Nel mare non inquinato nuotano in branchi le sardine. In Italia con una potente operazione mediatica è nato il movimento delle sardine. Migliaia di giovani sono scesi in piazza ai quali si sono mescolati pesci di lungo corso ed oggi se ne predice la trasformazione in movimento politico organizzato. Ma è un movimento contro. Che ne pensi? Cosa prevedi?

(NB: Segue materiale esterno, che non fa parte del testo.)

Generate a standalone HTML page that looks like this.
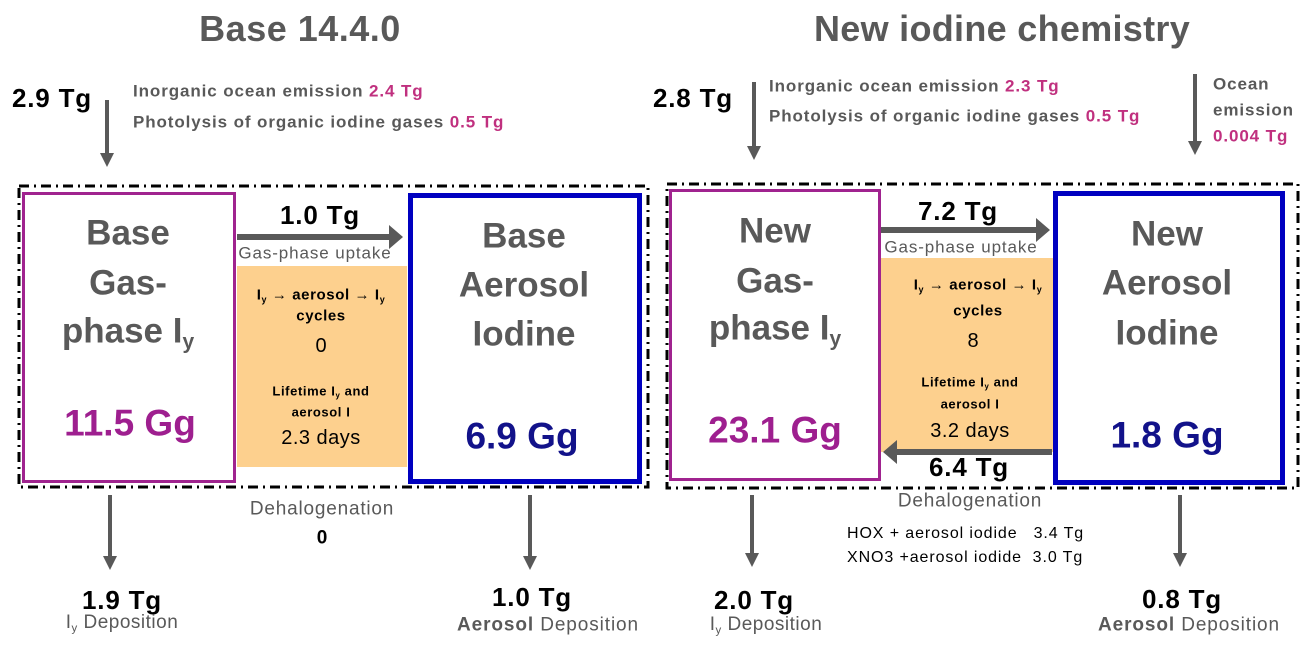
<!DOCTYPE html>
<html><head><meta charset="utf-8"><style>
body{margin:0;width:1307px;height:655px;background:#fff;position:relative;overflow:hidden;font-family:"Liberation Sans",sans-serif;}
.t{position:absolute;white-space:nowrap;line-height:1;transform:translateY(-50%);}
.c{transform:translate(-50%,-50%);text-align:center;}
.b{font-weight:bold;}
.g{color:#595959;}
.p{color:#C0307F;}
.big{font-size:35px;font-weight:bold;color:#595959;}
sub{font-size:60%;vertical-align:-0.3em;}
.s{font-size:17px;letter-spacing:0.9px;}
.o1{font-size:15px;letter-spacing:0.6px;}
.o2{font-size:13px;letter-spacing:0.6px;}
.n{font-size:26px;letter-spacing:0.8px;font-weight:bold;}
</style></head><body>
<svg width="1307" height="655" style="position:absolute;left:0;top:0">
<rect x="19" y="186" width="629" height="301" fill="none" stroke="#000" stroke-width="3" stroke-dasharray="10 5 2 5"/>
<rect x="667" y="184" width="631" height="304" fill="none" stroke="#000" stroke-width="3" stroke-dasharray="10 5 2 5"/>
<rect x="237" y="266" width="170" height="201" fill="#FDD08E"/>
<rect x="881" y="258" width="172" height="194" fill="#FDD08E"/>
<rect x="23.5" y="193.5" width="211" height="288" fill="#fff" stroke="#A0238F" stroke-width="3"/>
<rect x="410.5" y="195.5" width="229" height="286" fill="#fff" stroke="#0000C0" stroke-width="5"/>
<rect x="670.5" y="190.5" width="209" height="289" fill="#fff" stroke="#A0238F" stroke-width="3"/>
<rect x="1055.5" y="193.5" width="227" height="289" fill="#fff" stroke="#0000C0" stroke-width="5"/>
<g fill="#595959">
<path d="M237 234h152v-9l14 12-14 12v-9h-152z"/>
<path d="M881 227h155v-9l14 12-14 12v-9h-155z"/>
<path d="M1052 449h-155v-9l-14 12 14 12v-9h155z"/>
</g>
<g stroke="#595959" stroke-width="4" fill="#595959">
<line x1="107" y1="100" x2="107" y2="155"/><path d="M100 153h14l-7 14z" stroke="none"/>
<line x1="754" y1="82" x2="754" y2="148"/><path d="M747 146h14l-7 14z" stroke="none"/>
<line x1="1195" y1="74" x2="1195" y2="143"/><path d="M1188 141h14l-7 14z" stroke="none"/>
<line x1="110" y1="495" x2="110" y2="558"/><path d="M103 556h14l-7 14z" stroke="none"/>
<line x1="530" y1="495" x2="530" y2="558"/><path d="M523 556h14l-7 14z" stroke="none"/>
<line x1="752" y1="495" x2="752" y2="555"/><path d="M745 553h14l-7 14z" stroke="none"/>
<line x1="1180" y1="495" x2="1180" y2="555"/><path d="M1173 553h14l-7 14z" stroke="none"/>
</g>
</svg>

<div class="t c b g" style="left:300px;top:29px;font-size:36px;letter-spacing:0.5px">Base 14.4.0</div>
<div class="t c b g" style="left:1002px;top:29px;font-size:36px;letter-spacing:0.3px">New iodine chemistry</div>

<div class="t n" style="left:12px;top:98px">2.9 Tg</div>
<div class="t b g s" style="left:133px;top:91px">Inorganic ocean emission <span class="p">2.4 Tg</span></div>
<div class="t b g s" style="left:133px;top:122px">Photolysis of organic iodine gases <span class="p">0.5 Tg</span></div>
<div class="t n" style="left:653px;top:98px">2.8 Tg</div>
<div class="t b g s" style="left:769px;top:86px">Inorganic ocean emission <span class="p">2.3 Tg</span></div>
<div class="t b g s" style="left:769px;top:116px">Photolysis of organic iodine gases <span class="p">0.5 Tg</span></div>
<div class="t b g s" style="left:1213px;top:84px">Ocean</div>
<div class="t b g s" style="left:1213px;top:110px">emission</div>
<div class="t b p s" style="left:1213px;top:136px">0.004 Tg</div>

<div class="t c big" style="left:128px;top:233px">Base</div>
<div class="t c big" style="left:128px;top:283px">Gas-</div>
<div class="t c big" style="left:128px;top:333px">phase I<sub>y</sub></div>
<div class="t c b" style="left:130px;top:423px;font-size:37px;color:#9E1F8F">11.5 Gg</div>
<div class="t c big" style="left:524px;top:236px">Base</div>
<div class="t c big" style="left:524px;top:285px">Aerosol</div>
<div class="t c big" style="left:524px;top:334px">Iodine</div>
<div class="t c b" style="left:522px;top:436px;font-size:37px;color:#12128A">6.9 Gg</div>
<div class="t c n" style="left:320px;top:215px">1.0 Tg</div>
<div class="t c g s" style="left:315px;top:253px">Gas-phase uptake</div>
<div class="t c b o1" style="left:321px;top:296px">I<sub>y</sub> → aerosol → I<sub>y</sub></div>
<div class="t c b o1" style="left:321px;top:316px">cycles</div>
<div class="t c" style="left:321px;top:346px;font-size:20px">0</div>
<div class="t c b o2" style="left:321px;top:392px">Lifetime I<sub>y</sub> and</div>
<div class="t c b o2" style="left:321px;top:412px">aerosol I</div>
<div class="t c" style="left:321px;top:438px;font-size:20px;letter-spacing:0.5px">2.3 days</div>
<div class="t c g" style="left:322px;top:509px;font-size:19px;letter-spacing:0.8px">Dehalogenation</div>
<div class="t c b" style="left:322px;top:538px;font-size:19px">0</div>
<div class="t c n" style="left:122px;top:600px">1.9 Tg</div>
<div class="t c g" style="left:122px;top:624px;font-size:19px;letter-spacing:0.5px">I<sub>y</sub> Deposition</div>
<div class="t c n" style="left:532px;top:597px">1.0 Tg</div>
<div class="t c g" style="left:548px;top:625px;font-size:19px;letter-spacing:0.9px"><b>Aerosol</b> Deposition</div>

<div class="t c big" style="left:775px;top:231px">New</div>
<div class="t c big" style="left:775px;top:281px">Gas-</div>
<div class="t c big" style="left:775px;top:330px">phase I<sub>y</sub></div>
<div class="t c b" style="left:775px;top:430px;font-size:37px;color:#9E1F8F">23.1 Gg</div>
<div class="t c big" style="left:1167px;top:234px">New</div>
<div class="t c big" style="left:1167px;top:283px">Aerosol</div>
<div class="t c big" style="left:1167px;top:333px">Iodine</div>
<div class="t c b" style="left:1167px;top:435px;font-size:37px;color:#12128A">1.8 Gg</div>
<div class="t c n" style="left:958px;top:211px">7.2 Tg</div>
<div class="t c g s" style="left:961px;top:247px">Gas-phase uptake</div>
<div class="t c b o1" style="left:978px;top:286px">I<sub>y</sub> → aerosol → I<sub>y</sub></div>
<div class="t c b o1" style="left:978px;top:311px">cycles</div>
<div class="t c" style="left:973px;top:341px;font-size:20px">8</div>
<div class="t c b o2" style="left:970px;top:383px">Lifetime I<sub>y</sub> and</div>
<div class="t c b o2" style="left:970px;top:404px">aerosol I</div>
<div class="t c" style="left:970px;top:431px;font-size:20px;letter-spacing:0.5px">3.2 days</div>
<div class="t c n" style="left:969px;top:467px">6.4 Tg</div>
<div class="t c g" style="left:970px;top:501px;font-size:19px;letter-spacing:0.8px">Dehalogenation</div>
<div class="t" style="left:847px;top:534px;font-size:16px;letter-spacing:0.9px">HOX + aerosol iodide &nbsp; 3.4 Tg</div>
<div class="t" style="left:847px;top:558px;font-size:16px;letter-spacing:0.9px">XNO3 +aerosol iodide &nbsp;3.0 Tg</div>
<div class="t c n" style="left:754px;top:600px">2.0 Tg</div>
<div class="t c g" style="left:766px;top:626px;font-size:19px;letter-spacing:0.5px">I<sub>y</sub> Deposition</div>
<div class="t c n" style="left:1182px;top:599px">0.8 Tg</div>
<div class="t c g" style="left:1189px;top:625px;font-size:19px;letter-spacing:0.9px"><b>Aerosol</b> Deposition</div>
</body></html>
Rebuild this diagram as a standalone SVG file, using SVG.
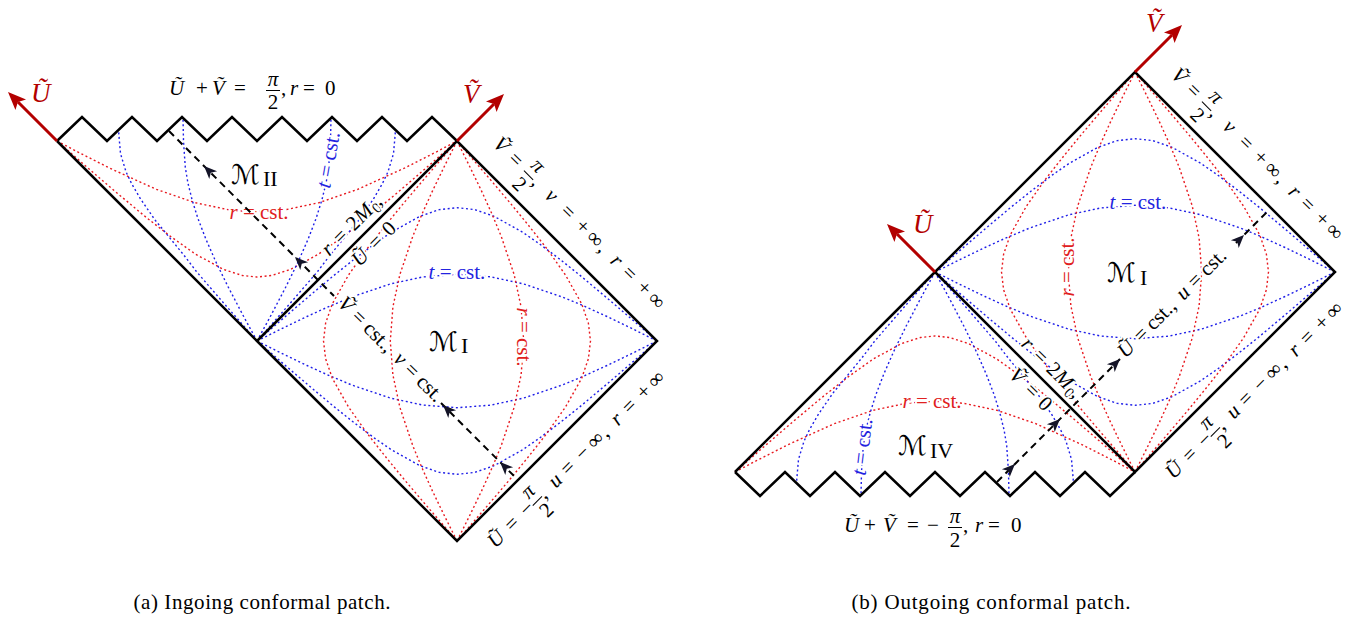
<svg xmlns="http://www.w3.org/2000/svg" width="1365" height="619" viewBox="0 0 1365 619">
<style>
.edge{fill:none;stroke:#000;stroke-width:2.5;stroke-linejoin:miter}
.rd{fill:none;stroke:#e8191f;stroke-width:1.4;stroke-dasharray:2 2.6}
.bd{fill:none;stroke:#1f1fe8;stroke-width:1.4;stroke-dasharray:2 2.6}
.ax{fill:none;stroke:#b30000;stroke-width:3}
.dash{fill:none;stroke:#000;stroke-width:2;stroke-dasharray:7 5}
.bar{stroke:#000;stroke-width:1}
text{font-family:"Liberation Serif","DejaVu Serif",serif;fill:#000;font-size:21px}
.i{font-style:italic}
.h{stroke:#fff;stroke-width:4px;paint-order:stroke;stroke-linejoin:round}
.red{fill:#e02020}
.blue{fill:#2323e0}
.axl{fill:#b30000;font-size:27px;font-style:italic}
.scr{font-family:"DejaVu Sans","DejaVu Serif",serif;font-size:27px}
.sub{font-size:22px}
.cap{font-size:21px}
</style>
<defs>
<path id="rh" d="M0,0 L-18,-7.5 L-14,0 L-18,7.5 Z" fill="#b30000"/>
<path id="sh" d="M0,0 L-13,-5.5 L-9.5,0 L-13,5.5 Z" fill="#141428"/>
<g id="curvesI">
<path class="bd" d="M257,341 L276,324.6 L294.3,308.8 L311.5,294.2 L334.3,275.1 L353.7,259.6 L374.5,243.9 L391,232.5 L420,216.3 L439.3,209.6 L457,207.7 L474.7,209.6 L494,216.3 L523,232.5 L539.5,243.9 L560.3,259.6 L579.7,275.1 L602.5,294.2 L619.7,308.8 L638,324.6 L657,341"/>
<path class="bd" d="M257,341 L282.3,328.4 L307,316.5 L330.3,305.9 L352,296.9 L390.5,283.9 L423,276.9 L457,274.3 L491,276.9 L523.5,283.9 L562,296.9 L583.7,305.9 L607,316.5 L631.7,328.4 L657,341"/>
<path class="bd" d="M257,341 L282.3,353.6 L307,365.5 L330.3,376.1 L352,385.1 L390.5,398.1 L423,405.1 L457,407.7 L491,405.1 L523.5,398.1 L562,385.1 L583.7,376.1 L607,365.5 L631.7,353.6 L657,341"/>
<path class="bd" d="M257,341 L276,357.4 L294.3,373.2 L311.5,387.8 L334.3,406.9 L353.7,422.4 L374.5,438.1 L391,449.5 L420,465.7 L439.3,472.4 L457,474.3 L474.7,472.4 L494,465.7 L523,449.5 L539.5,438.1 L560.3,422.4 L579.7,406.9 L602.5,387.8 L619.7,373.2 L638,357.4 L657,341"/>
<path class="rd" d="M457,141 L440.6,160 L424.8,178.3 L403.4,203.5 L385.6,225.2 L367.1,248.7 L348.5,275 L332.3,303.8 L325.6,323.3 L323.5,341 L325.6,358.7 L332.3,378.2 L348.5,407 L367.1,433.3 L385.6,456.8 L403.4,478.5 L424.8,503.7 L440.6,522 L457,541"/>
<path class="rd" d="M457,141 L444.4,166.3 L432.5,190.9 L421.9,214.3 L412.9,236 L399.9,274.5 L392.9,307 L390.3,341 L392.9,375 L399.9,407.5 L412.9,446 L421.9,467.7 L432.5,491.1 L444.4,515.7 L457,541"/>
<path class="rd" d="M457,141 L469.6,166.3 L481.5,190.9 L492.1,214.3 L501.1,236 L514.1,274.5 L521.1,307 L523.7,341 L521.1,375 L514.1,407.5 L501.1,446 L492.1,467.7 L481.5,491.1 L469.6,515.7 L457,541"/>
<path class="rd" d="M457,141 L473.4,160 L489.2,178.3 L510.6,203.5 L528.4,225.2 L546.9,248.7 L565.5,275 L581.7,303.8 L588.4,323.3 L590.5,341 L588.4,358.7 L581.7,378.2 L565.5,407 L546.9,433.3 L528.4,456.8 L510.6,478.5 L489.2,503.7 L473.4,522 L457,541"/>
</g>
<g id="curvesII">
<path class="rd" d="M57,141 L78.4,152.3 L109.6,168.1 L156.2,189.3 L195.1,202.7 L227.4,209.5 L241.6,211 L257,211.6 L272.4,211 L286.6,209.5 L318.9,202.7 L357.8,189.3 L404.4,168.1 L435.6,152.3 L457,141"/>
<path class="rd" d="M57,141 L73.4,155.3 L97,175.9 L115.2,191.5 L146,217.2 L169.8,235.9 L195.6,254.2 L223.7,269.5 L242.4,275.5 L257,277 L271.6,275.5 L290.3,269.5 L318.4,254.2 L344.2,235.9 L368,217.2 L398.8,191.5 L417,175.9 L440.6,155.3 L457,141"/>
<path class="bd" d="M257,341 L266.5,330.2 L293.9,299 L317.6,271.5 L330.2,255 L359.1,219.8 L373.3,199.2 L382.3,183.8 L388,171.8 L393.5,153.6 L394.6,141 L395.5,130"/>
<path class="bd" d="M257,341 L263.1,329.8 L272.1,313.2 L286.1,286.4 L298.3,261.5 L308.3,238.7 L316.2,218.1 L322,199.6 L326.1,182.8 L328.7,167.5 L330.5,141 L331,118"/>
<path class="bd" d="M257,341 L247.5,330.2 L220.1,299 L196.4,271.5 L183.8,255 L154.9,219.8 L140.7,199.2 L131.7,183.8 L126,171.8 L120.5,153.6 L119.4,141 L118.5,130"/>
<path class="bd" d="M257,341 L250.9,329.8 L241.9,313.2 L227.9,286.4 L215.7,261.5 L205.7,238.7 L197.8,218.1 L192,199.6 L187.9,182.8 L185.3,167.5 L183.5,141 L183,118"/>
</g>
<g id="lblA">
<text class="h" text-anchor="middle"><tspan x="6.5" class="i">Ṽ</tspan><tspan x="27.3">=</tspan><tspan x="47.2" y="-11.5" class="i">π</tspan><tspan x="47.2" y="15">2</tspan><tspan x="57" y="0">,</tspan><tspan x="78" class="i">v</tspan><tspan x="101">=</tspan><tspan x="122">+</tspan><tspan x="139.5">∞</tspan><tspan x="151">,</tspan><tspan x="170" class="i">r</tspan><tspan x="188">=</tspan><tspan x="209">+</tspan><tspan x="226.5">∞</tspan></text>
<line class="bar" x1="40.7" y1="-4.5" x2="53.7" y2="-4.5"/>
</g>
<g id="lblB">
<text class="h" text-anchor="middle"><tspan x="7" class="i">Ũ</tspan><tspan x="29">=</tspan><tspan x="50">−</tspan><tspan x="63" y="-11.5" class="i">π</tspan><tspan x="63" y="15">2</tspan><tspan x="71.5" y="0">,</tspan><tspan x="90" class="i">u</tspan><tspan x="108">=</tspan><tspan x="129">−</tspan><tspan x="147">∞</tspan><tspan x="159">,</tspan><tspan x="177" class="i">r</tspan><tspan x="195">=</tspan><tspan x="215.5">+</tspan><tspan x="233">∞</tspan></text>
<line class="bar" x1="56.5" y1="-4.5" x2="69.5" y2="-4.5"/>
</g>
</defs>
<rect width="1365" height="619" fill="#fff"/>

<!-- Panel (a): ingoing patch -->
<g id="panel-a">
<g id="a-curves"><use href="#curvesI"/><use href="#curvesII"/></g>
<g id="a-labels">
<text class="h blue" x="457" y="279" text-anchor="middle"><tspan class="i">t</tspan> = cst.</text>
<text class="h red" x="259" y="219" text-anchor="middle"><tspan class="i">r</tspan> = cst.</text>
<text class="h blue" transform="translate(329,160) rotate(-80)" y="6" text-anchor="middle"><tspan class="i">t</tspan> = cst.</text>
<text class="h red" transform="translate(523,337) rotate(90)" y="6" text-anchor="middle"><tspan class="i">r</tspan> = cst.</text>
<text class="h scr" x="231" y="184">ℳ</text><text class="h sub" x="263" y="186">II</text>
<text class="h scr" x="429" y="351">ℳ</text><text class="h sub" x="461" y="353">I</text>
<g transform="translate(329,257) rotate(-45)"><text class="h" text-anchor="middle"><tspan x="4.5" class="i">r</tspan><tspan x="22.4">=</tspan><tspan x="40.8">2</tspan><tspan x="55.5" class="i">M</tspan><tspan x="68.7" y="4" font-size="15">0</tspan><tspan x="74" y="0">,</tspan></text></g>
<g transform="translate(360,267) rotate(-45)"><text class="h" text-anchor="middle"><tspan x="7" class="i">Ũ</tspan><tspan x="29">=</tspan><tspan x="47.5">0</tspan></text></g>
<g transform="translate(337,304.7) rotate(45)"><text class="h" font-size="20" text-anchor="middle"><tspan x="6" class="i">Ṽ</tspan><tspan x="24.5">=</tspan><tspan x="52.5">cst.,</tspan><tspan x="83" class="i">v</tspan><tspan x="99.3">=</tspan><tspan x="125">cst.</tspan></text></g>
<use href="#lblA" transform="translate(492,145) rotate(45)"/>
<use href="#lblB" transform="translate(496,548.7) rotate(-45)"/>
<text class="h i" x="169" y="95">Ũ</text>
<text class="h" x="202" y="95" text-anchor="middle">+</text>
<text class="h i" x="212" y="95">Ṽ</text>
<text class="h" x="240" y="95" text-anchor="middle">=</text>
<text class="h i" x="273" y="86" text-anchor="middle">π</text>
<line class="bar" x1="266" y1="90.5" x2="280" y2="90.5"/>
<text class="h" x="273" y="109" text-anchor="middle">2</text>
<text class="h" x="281" y="95">,</text>
<text class="h i" x="290" y="95">r</text>
<text class="h" x="309" y="95" text-anchor="middle">=</text>
<text class="h" x="325" y="95">0</text>
</g>
<g id="a-boundary">
<path class="edge" d="M57,141 L257,341 L457,541 L657,341 L457,141 L257,341"/>
<path class="edge" d="M57,141 L82,117 L107,141 L132,117 L157,141 L182,117 L207,141 L232,117 L257,141 L282,117 L307,141 L332,117 L357,141 L382,117 L407,141 L432,117 L457,141"/>
</g>
<g id="a-axes">
<path class="ax" d="M57,141 L18,102"/><use href="#rh" transform="translate(8,92) rotate(-135)"/>
<path class="ax" d="M457,141 L494,104"/><use href="#rh" transform="translate(504,94) rotate(-45)"/>
<text class="axl" x="31" y="102">Ũ</text>
<text class="axl" x="463" y="103">Ṽ</text>
</g>
<g id="a-connectors">
<path class="dash" d="M169,131 L334,296"/>
<path class="dash" d="M441,403 L518,480"/>
<use href="#sh" transform="translate(204,166) rotate(-135)"/>
<use href="#sh" transform="translate(295,257) rotate(-135)"/>
<use href="#sh" transform="translate(443,405) rotate(-135)"/>
<use href="#sh" transform="translate(500,462) rotate(-135)"/>
</g>
</g>

<!-- Panel (b): outgoing patch -->
<g id="panel-b">
<g id="b-curves"><use href="#curvesI" transform="translate(678,-69)"/><use href="#curvesII" transform="translate(678,613) scale(1,-1)"/></g>
<g id="b-labels">
<text class="h blue" x="1138" y="209" text-anchor="middle"><tspan class="i">t</tspan> = cst.</text>
<text class="h red" x="932" y="408" text-anchor="middle"><tspan class="i">r</tspan> = cst.</text>
<text class="h red" transform="translate(1068,267) rotate(-90)" y="6" text-anchor="middle"><tspan class="i">r</tspan> = cst.</text>
<text class="h blue" transform="translate(863,447) rotate(-83)" y="6" text-anchor="middle"><tspan class="i">t</tspan> = cst.</text>
<text class="h scr" x="1107" y="282">ℳ</text><text class="h sub" x="1140" y="285">I</text>
<text class="h scr" x="898" y="455">ℳ</text><text class="h sub" x="930" y="458">IV</text>
<g transform="translate(1020,345) rotate(45)"><text class="h" text-anchor="middle"><tspan x="4.5" class="i">r</tspan><tspan x="22.4">=</tspan><tspan x="40.8">2</tspan><tspan x="55.5" class="i">M</tspan><tspan x="68.7" y="4" font-size="15">0</tspan><tspan x="74" y="0">,</tspan></text></g>
<g transform="translate(1008,376) rotate(45)"><text class="h" text-anchor="middle"><tspan x="6.5" class="i">Ṽ</tspan><tspan x="27.5">=</tspan><tspan x="46">0</tspan></text></g>
<g transform="translate(1126,358.7) rotate(-45)"><text class="h" font-size="20" text-anchor="middle"><tspan x="7" class="i">Ũ</tspan><tspan x="27.7">=</tspan><tspan x="55.7">cst.,</tspan><tspan x="87" class="i">u</tspan><tspan x="104.1">=</tspan><tspan x="129.6">cst.</tspan></text></g>
<use href="#lblA" transform="translate(1170,76) rotate(45)"/>
<use href="#lblB" transform="translate(1174,479.7) rotate(-45)"/>
<text class="h i" x="844" y="532">Ũ</text>
<text class="h" x="870" y="532" text-anchor="middle">+</text>
<text class="h i" x="883" y="532">Ṽ</text>
<text class="h" x="913" y="532" text-anchor="middle">=</text>
<text class="h" x="933" y="532" text-anchor="middle">−</text>
<text class="h i" x="955" y="523" text-anchor="middle">π</text>
<line class="bar" x1="948" y1="527.5" x2="962" y2="527.5"/>
<text class="h" x="955" y="547" text-anchor="middle">2</text>
<text class="h" x="963" y="532">,</text>
<text class="h i" x="975" y="532">r</text>
<text class="h" x="994" y="532" text-anchor="middle">=</text>
<text class="h" x="1011" y="532">0</text>
</g>
<g id="b-boundary">
<path class="edge" d="M735,472 L935,272 L1135,72 L1335,272 L1135,472 L935,272"/>
<path class="edge" d="M735,472 L760,496 L785,472 L810,496 L835,472 L860,496 L885,472 L910,496 L935,472 L960,496 L985,472 L1010,496 L1035,472 L1060,496 L1085,472 L1110,496 L1135,472"/>
</g>
<g id="b-axes">
<path class="ax" d="M935,272 L897,234"/><use href="#rh" transform="translate(887,224) rotate(-135)"/>
<path class="ax" d="M1135,72 L1172,35"/><use href="#rh" transform="translate(1182,25) rotate(-45)"/>
<text class="axl" x="913" y="233">Ũ</text>
<text class="axl" x="1146" y="32">Ṽ</text>
</g>
<g id="b-connectors">
<path class="dash" d="M997,482 L1120,359"/>
<path class="dash" d="M1236,243 L1270,209"/>
<use href="#sh" transform="translate(1015,464) rotate(-45)"/>
<use href="#sh" transform="translate(1060,419) rotate(-45)"/>
<use href="#sh" transform="translate(1120,359) rotate(-45)"/>
<use href="#sh" transform="translate(1244,235) rotate(-45)"/>
</g>
</g>

<g id="captions">
<text class="cap" x="262" y="609" text-anchor="middle" textLength="257" lengthAdjust="spacing">(a) Ingoing conformal patch.</text>
<text class="cap" x="991" y="609" text-anchor="middle" textLength="279" lengthAdjust="spacing">(b) Outgoing conformal patch.</text>
</g>
</svg>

Mi colpisce questo perenne e ricorrente innamoramento della sinistra verso i “movimenti”: ogni volta e ogni tanto ci si inebria su uno nuovo o descritto come quello, finalmente, decisivo per rilanciare le fortune politiche, culturali ed elettorali della sinistra. Tanta illusione che poi sortisce frustrazione e delusioni. Viviamo una fase di inedito protagonismo della cosiddetta “società civile”: i social facilitano enormemente la mobilitazione di istanze, gruppi, movimenti. Di segno variegato e articolato (pensiamo ai gilet gialli). Fanno male i politici a correre, in modo infantile, all’accaparramento. Quei movimenti devono mantenere il loro distacco dai partiti. Pena il loro evaporare nel nulla. Con la stessa rapidità con cui sono nati. I partiti sono altra cosa: devono parlare ai movimenti attraverso l’offerta politica, programmatica, elettorale che fanno. E all’intera società non a pezzi segmentati corporativamente. Delle sardine mi piace la compostezza non estremista. È sicuramente una novità positiva. Non mi piace la vaghezza, genericità e inconsistenza delle issues che propongono. E, tantomeno, il movimentismo ad personam contro Salvini. Ma mi indigna, assai di più, il consueto gregarismo e vassallaggio, poco educativo e privo di maturità e saggezza, di una sinistra che pratica, con i movimenti, sempre lo stesso sport: vezzeggiarli invece che intessere una relazione matura di dialogo nella distinzione. E dove è necessario anche nel contrasto.